Obama rides the rails to DC, packing nation's hope
The well-wishers hoped not just for a glimpse of the 44th president-in-waiting but for a cameo role in history.
Joan Schiff, 47, a small business owner who campaigned for Obama, turned out for his departure from Philadelphia.
"At some point, you look up and think, 'I am in a moment,'" she said.
Carolyn Tyson, 55, came from Medford, N.J. to catch Obama's stop in Wilmington. She arrived a good seven hours early, at 6:30 a.m., to see the new president. "It's unreal, it's surreal," she said of Obama's election. Tyson, who is black, said she never thought she'd see a president of color.
The heady, celebratory air was tempered, however, by the tumult of the times, and Obama was quick to acknowledge them.
"Only a handful of times in our history has a generation been confronted with challenges so vast," he said. "An economy that is faltering. Two wars, one that needs to be ended responsibly, one that needs to be waged wisely. A planet that is warming from our unsustainable dependence on oil."
"There will be false starts and setbacks, frustrations and disappointments," he said, "and we will be called to show patience even as we act with fierce urgency."
While talking about the future, Obama reflected on the past, echoing the words of the Declaration of Independence, Lincoln and President John F. Kennedy. He cited the founding fathers who risked everything with no assurance of success in Philadelphia in the summer of 1776:
"They were willing to put all they were and all they had on the line — their lives, their fortunes and their sacred honor — for a set of ideals that continue to light the world: That we are equal. That our rights to life, liberty, and the pursuit of happiness come not from our laws, but from our maker. And that a government of, by, and for the people can endure."
The president-elect's triumphant day started with a sober discussion of the country's future with 41 people he met during his long quest for the White House. Preparing to board the train, Obama said that "what's required is a new declaration of independence — from ideology and small thinking, prejudice and bigotry."

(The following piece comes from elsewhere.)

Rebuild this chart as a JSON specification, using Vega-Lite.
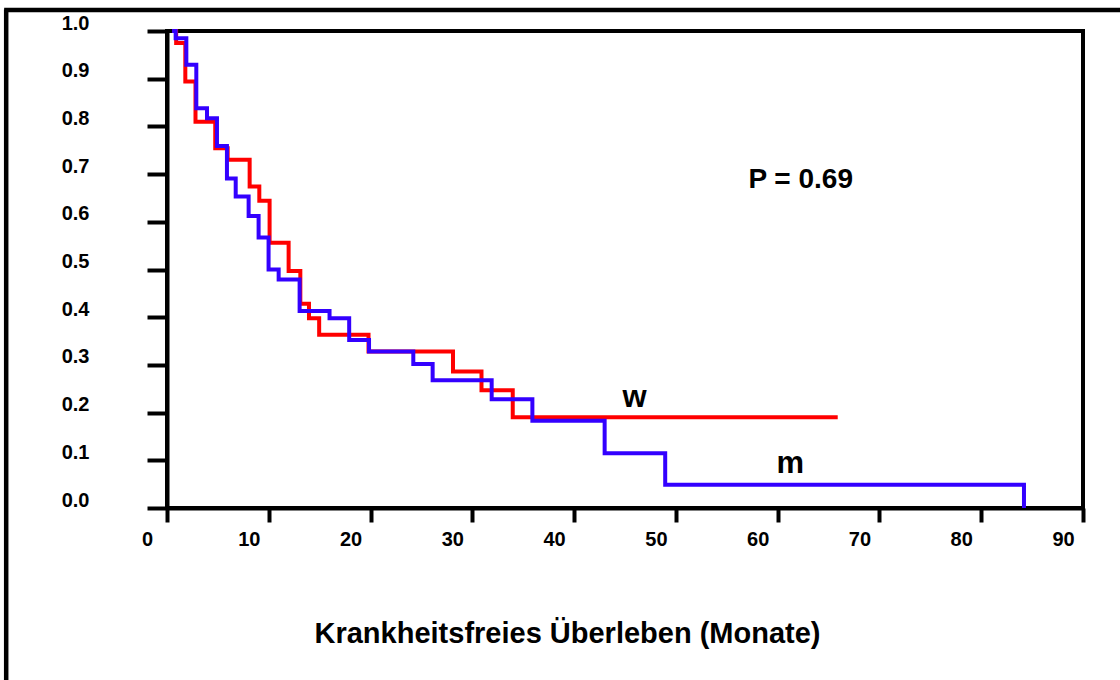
{
  "$schema": "https://vega.github.io/schema/vega-lite/v6.json",
  "autosize": {"type": "none"},
  "width": 916,
  "height": 477,
  "padding": {"left": 167, "top": 31, "right": 37, "bottom": 172},
  "background": "white",
  "config": {
    "font": "Liberation Sans",
    "view": {"stroke": "black", "strokeWidth": 4}
  },
  "datasets": {
    "km": [
      {"t": 0.5, "s": 1.0, "g": "w"},
      {"t": 0.9, "s": 0.975, "g": "w"},
      {"t": 1.8, "s": 0.894, "g": "w"},
      {"t": 2.8, "s": 0.81, "g": "w"},
      {"t": 4.74, "s": 0.754, "g": "w"},
      {"t": 5.96, "s": 0.73, "g": "w"},
      {"t": 8.12, "s": 0.674, "g": "w"},
      {"t": 9.07, "s": 0.644, "g": "w"},
      {"t": 10.08, "s": 0.556, "g": "w"},
      {"t": 11.95, "s": 0.497, "g": "w"},
      {"t": 13.1, "s": 0.428, "g": "w"},
      {"t": 13.95, "s": 0.398, "g": "w"},
      {"t": 14.95, "s": 0.363, "g": "w"},
      {"t": 19.8, "s": 0.328, "g": "w"},
      {"t": 28.1, "s": 0.286, "g": "w"},
      {"t": 30.9, "s": 0.247, "g": "w"},
      {"t": 33.97, "s": 0.19, "g": "w"},
      {"t": 65.9, "s": 0.19, "g": "w"},
      {"t": 0.5, "s": 1.0, "g": "m"},
      {"t": 0.85, "s": 0.985, "g": "m"},
      {"t": 1.9, "s": 0.929, "g": "m"},
      {"t": 2.88, "s": 0.838, "g": "m"},
      {"t": 3.93, "s": 0.817, "g": "m"},
      {"t": 4.91, "s": 0.759, "g": "m"},
      {"t": 5.89, "s": 0.691, "g": "m"},
      {"t": 6.75, "s": 0.653, "g": "m"},
      {"t": 8.02, "s": 0.612, "g": "m"},
      {"t": 9.0, "s": 0.567, "g": "m"},
      {"t": 9.98, "s": 0.5, "g": "m"},
      {"t": 10.97, "s": 0.479, "g": "m"},
      {"t": 13.03, "s": 0.413, "g": "m"},
      {"t": 15.97, "s": 0.398, "g": "m"},
      {"t": 17.9, "s": 0.352, "g": "m"},
      {"t": 19.85, "s": 0.328, "g": "m"},
      {"t": 24.2, "s": 0.302, "g": "m"},
      {"t": 26.1, "s": 0.268, "g": "m"},
      {"t": 31.9, "s": 0.228, "g": "m"},
      {"t": 35.9, "s": 0.183, "g": "m"},
      {"t": 43.0, "s": 0.115, "g": "m"},
      {"t": 48.95, "s": 0.049, "g": "m"},
      {"t": 84.2, "s": 0.0, "g": "m"}
    ],
    "notes": [
      {"t": 62.26, "s": 0.687, "label": "P = 0.69", "kind": "p"},
      {"t": 45.95, "s": 0.231, "label": "w", "kind": "g"},
      {"t": 61.23, "s": 0.093, "label": "m", "kind": "g"}
    ]
  },
  "layer": [
    {
      "data": {"values": [{}]},
      "mark": {"type": "rule", "color": "black", "strokeWidth": 4.5, "clip": false},
      "encoding": {
        "x": {"datum": -15.8, "type": "quantitative", "scale": {"domain": [0, 90], "nice": false, "zero": false}},
        "y": {"datum": 1.045, "type": "quantitative", "scale": {"domain": [0, 1], "nice": false}},
        "y2": {"datum": -0.45}
      }
    },
    {
      "data": {"values": [{}]},
      "mark": {"type": "rule", "color": "black", "strokeWidth": 4.5, "clip": false},
      "encoding": {
        "x": {"datum": -16.0, "type": "quantitative"},
        "x2": {"datum": 96},
        "y": {"datum": 1.044, "type": "quantitative"}
      }
    },
    {
      "data": {"name": "km"},
      "transform": [{"filter": "datum.g === 'w'"}],
      "mark": {"type": "line", "interpolate": "step-after", "strokeWidth": 4, "color": "#ff0000", "strokeJoin": "miter"},
      "encoding": {
        "x": {
          "field": "t", "type": "quantitative",
          "scale": {"domain": [0, 90], "nice": false, "zero": false},
          "axis": {
            "values": [0, 10, 20, 30, 40, 50, 60, 70, 80, 90],
            "format": "d",
            "grid": false,
            "domainColor": "black", "domainWidth": 4,
            "tickColor": "black", "tickWidth": 4, "tickSize": 14,
            "labelFont": "Liberation Sans", "labelFontWeight": "bold", "labelFontSize": 20, "labelColor": "black",
            "labelPadding": 7, "labelOffset": -20, "labelFlush": false, "labelOverlap": false,
            "title": "Krankheitsfreies Überleben (Monate)",
            "titleFont": "Liberation Sans", "titleFontWeight": "bold", "titleFontSize": 29, "titleColor": "black",
            "titleX": 400, "titleY": 125, "titleAnchor": null, "titleAlign": "center", "titleBaseline": "middle"
          }
        },
        "y": {
          "field": "s", "type": "quantitative",
          "scale": {"domain": [0, 1], "nice": false},
          "axis": {
            "values": [0, 0.1, 0.2, 0.3, 0.4, 0.5, 0.6, 0.7, 0.8, 0.9, 1.0],
            "format": ".1f",
            "grid": false,
            "domainColor": "black", "domainWidth": 4,
            "tickColor": "black", "tickWidth": 4, "tickSize": 20,
            "labelFont": "Liberation Sans", "labelFontWeight": "bold", "labelFontSize": 20, "labelColor": "black",
            "labelPadding": 58, "labelOffset": -8, "labelFlush": false, "labelOverlap": false,
            "title": null
          }
        }
      }
    },
    {
      "data": {"name": "km"},
      "transform": [{"filter": "datum.g === 'm'"}],
      "mark": {"type": "line", "interpolate": "step-after", "strokeWidth": 4, "color": "#3300ff", "strokeJoin": "miter"},
      "encoding": {
        "x": {"field": "t", "type": "quantitative"},
        "y": {"field": "s", "type": "quantitative"}
      }
    },
    {
      "data": {"name": "notes"},
      "transform": [{"filter": "datum.kind === 'p'"}],
      "mark": {"type": "text", "fontWeight": "bold", "fontSize": 28, "color": "black", "align": "center", "baseline": "middle", "font": "Liberation Sans"},
      "encoding": {
        "x": {"field": "t", "type": "quantitative"},
        "y": {"field": "s", "type": "quantitative"},
        "text": {"field": "label"}
      }
    },
    {
      "data": {"name": "notes"},
      "transform": [{"filter": "datum.kind === 'g'"}],
      "mark": {"type": "text", "fontWeight": "bold", "fontSize": 31, "color": "black", "align": "center", "baseline": "middle", "font": "Liberation Sans"},
      "encoding": {
        "x": {"field": "t", "type": "quantitative"},
        "y": {"field": "s", "type": "quantitative"},
        "text": {"field": "label"}
      }
    }
  ]
}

Obama left the train briefly in Baltimore to address a frozen-but-hearty crowd of more than 40,000, echoing his earlier remarks and alluding to the men who defended nearby Fort McHenry.
"We are here today not simply to pay tribute to those patriots who founded our nation in Philadelphia or defended it in Baltimore, but to take up the cause for which they gave so much," he said.
Back in Washington, members of his administration looked beyond the inauguration to the details of governing.
Obama adviser Valerie Jarrett addressed the U.S. Conference of Mayors and asked for help pushing through legislation to jump-start the moribund economy.
Although Obama's path tracked Lincoln's and took on the same overtone of high security, it wasn't the journey of virtual secrecy that the 16th president-elect took so long ago on the eve of the Civil War. Lincoln was smuggled under cover of darkness from one train station to another to avoid a feared assassination attempt.